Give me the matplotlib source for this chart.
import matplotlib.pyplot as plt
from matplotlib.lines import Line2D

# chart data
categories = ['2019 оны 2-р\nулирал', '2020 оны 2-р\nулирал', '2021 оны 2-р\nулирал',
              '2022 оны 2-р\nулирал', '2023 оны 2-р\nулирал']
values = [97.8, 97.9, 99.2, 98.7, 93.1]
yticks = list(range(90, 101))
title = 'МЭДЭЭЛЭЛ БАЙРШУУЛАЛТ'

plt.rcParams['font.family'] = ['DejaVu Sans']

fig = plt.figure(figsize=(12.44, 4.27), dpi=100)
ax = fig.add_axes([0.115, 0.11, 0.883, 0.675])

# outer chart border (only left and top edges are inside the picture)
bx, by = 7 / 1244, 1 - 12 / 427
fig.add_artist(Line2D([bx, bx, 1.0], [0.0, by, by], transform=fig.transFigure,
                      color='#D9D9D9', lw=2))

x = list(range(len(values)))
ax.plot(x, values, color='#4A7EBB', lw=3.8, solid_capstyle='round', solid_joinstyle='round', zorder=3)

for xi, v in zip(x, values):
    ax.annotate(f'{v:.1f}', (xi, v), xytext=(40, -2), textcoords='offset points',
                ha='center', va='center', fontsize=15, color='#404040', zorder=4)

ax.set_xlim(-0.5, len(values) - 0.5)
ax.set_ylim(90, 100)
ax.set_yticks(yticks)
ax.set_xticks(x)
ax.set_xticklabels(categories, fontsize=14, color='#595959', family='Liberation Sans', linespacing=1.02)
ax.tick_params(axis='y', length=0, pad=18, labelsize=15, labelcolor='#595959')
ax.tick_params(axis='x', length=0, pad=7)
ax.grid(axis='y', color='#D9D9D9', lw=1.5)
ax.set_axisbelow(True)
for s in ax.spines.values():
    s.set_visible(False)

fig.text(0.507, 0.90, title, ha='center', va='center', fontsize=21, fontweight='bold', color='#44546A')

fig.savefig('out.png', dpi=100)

...

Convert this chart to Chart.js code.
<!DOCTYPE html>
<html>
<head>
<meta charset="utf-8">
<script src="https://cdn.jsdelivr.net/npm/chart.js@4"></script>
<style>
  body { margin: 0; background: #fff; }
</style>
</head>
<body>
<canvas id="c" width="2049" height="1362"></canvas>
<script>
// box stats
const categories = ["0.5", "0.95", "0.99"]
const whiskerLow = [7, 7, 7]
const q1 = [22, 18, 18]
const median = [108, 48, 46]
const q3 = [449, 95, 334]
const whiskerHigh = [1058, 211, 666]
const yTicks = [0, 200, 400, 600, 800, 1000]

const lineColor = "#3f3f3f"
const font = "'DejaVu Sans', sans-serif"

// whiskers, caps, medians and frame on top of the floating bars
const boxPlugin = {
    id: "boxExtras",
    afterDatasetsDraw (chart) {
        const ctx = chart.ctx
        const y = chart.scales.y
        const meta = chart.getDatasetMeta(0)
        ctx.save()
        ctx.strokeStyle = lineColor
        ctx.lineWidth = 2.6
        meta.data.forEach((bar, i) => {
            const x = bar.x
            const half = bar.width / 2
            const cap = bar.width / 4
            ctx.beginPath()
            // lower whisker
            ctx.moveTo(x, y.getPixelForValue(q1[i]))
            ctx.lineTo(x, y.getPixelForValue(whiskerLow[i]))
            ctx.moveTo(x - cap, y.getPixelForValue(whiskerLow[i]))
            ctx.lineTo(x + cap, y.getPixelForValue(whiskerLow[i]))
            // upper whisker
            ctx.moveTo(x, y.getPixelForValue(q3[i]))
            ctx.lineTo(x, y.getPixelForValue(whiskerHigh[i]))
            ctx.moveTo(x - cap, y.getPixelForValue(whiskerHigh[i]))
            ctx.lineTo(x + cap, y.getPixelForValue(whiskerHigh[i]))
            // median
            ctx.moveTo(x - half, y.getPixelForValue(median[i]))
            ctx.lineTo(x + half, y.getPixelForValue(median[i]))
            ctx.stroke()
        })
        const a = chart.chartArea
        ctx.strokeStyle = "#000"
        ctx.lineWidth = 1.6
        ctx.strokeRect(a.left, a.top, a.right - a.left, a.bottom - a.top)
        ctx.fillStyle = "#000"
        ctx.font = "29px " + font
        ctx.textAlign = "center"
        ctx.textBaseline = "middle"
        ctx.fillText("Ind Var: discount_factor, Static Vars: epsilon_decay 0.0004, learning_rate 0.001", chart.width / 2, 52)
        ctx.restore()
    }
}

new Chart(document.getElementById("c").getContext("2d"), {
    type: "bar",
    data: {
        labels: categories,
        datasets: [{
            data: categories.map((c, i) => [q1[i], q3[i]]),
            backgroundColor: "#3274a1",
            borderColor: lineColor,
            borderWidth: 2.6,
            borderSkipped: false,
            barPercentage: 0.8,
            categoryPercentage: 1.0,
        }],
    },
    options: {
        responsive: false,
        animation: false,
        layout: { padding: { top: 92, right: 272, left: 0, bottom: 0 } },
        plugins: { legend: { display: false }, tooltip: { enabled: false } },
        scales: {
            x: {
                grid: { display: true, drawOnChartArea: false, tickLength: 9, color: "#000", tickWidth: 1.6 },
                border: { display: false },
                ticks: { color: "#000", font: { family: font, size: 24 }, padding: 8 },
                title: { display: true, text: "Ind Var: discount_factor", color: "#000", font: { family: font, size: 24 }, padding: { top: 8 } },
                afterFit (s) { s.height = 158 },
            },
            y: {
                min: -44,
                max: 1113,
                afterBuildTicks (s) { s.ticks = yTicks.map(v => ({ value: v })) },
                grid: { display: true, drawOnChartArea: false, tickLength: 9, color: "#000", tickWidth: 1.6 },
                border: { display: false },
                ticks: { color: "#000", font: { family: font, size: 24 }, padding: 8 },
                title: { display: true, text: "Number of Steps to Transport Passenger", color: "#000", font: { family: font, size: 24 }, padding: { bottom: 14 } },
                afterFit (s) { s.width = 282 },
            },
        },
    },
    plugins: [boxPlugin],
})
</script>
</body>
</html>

Stated goal: Your task is to repeat the lines from the one containing "Give me the matplotlib source for this chart." to the one containing "solid_capstyle='round', solid_joinstyle='round', zorder=3)", both lines included. Leave out every other line.

Solution for this problem:
Give me the matplotlib source for this chart.
import matplotlib.pyplot as plt
from matplotlib.lines import Line2D

# chart data
categories = ['2019 оны 2-р\nулирал', '2020 оны 2-р\nулирал', '2021 оны 2-р\nулирал',
              '2022 оны 2-р\nулирал', '2023 оны 2-р\nулирал']
values = [97.8, 97.9, 99.2, 98.7, 93.1]
yticks = list(range(90, 101))
title = 'МЭДЭЭЛЭЛ БАЙРШУУЛАЛТ'

plt.rcParams['font.family'] = ['DejaVu Sans']

fig = plt.figure(figsize=(12.44, 4.27), dpi=100)
ax = fig.add_axes([0.115, 0.11, 0.883, 0.675])

# outer chart border (only left and top edges are inside the picture)
bx, by = 7 / 1244, 1 - 12 / 427
fig.add_artist(Line2D([bx, bx, 1.0], [0.0, by, by], transform=fig.transFigure,
                      color='#D9D9D9', lw=2))

x = list(range(len(values)))
ax.plot(x, values, color='#4A7EBB', lw=3.8, solid_capstyle='round', solid_joinstyle='round', zorder=3)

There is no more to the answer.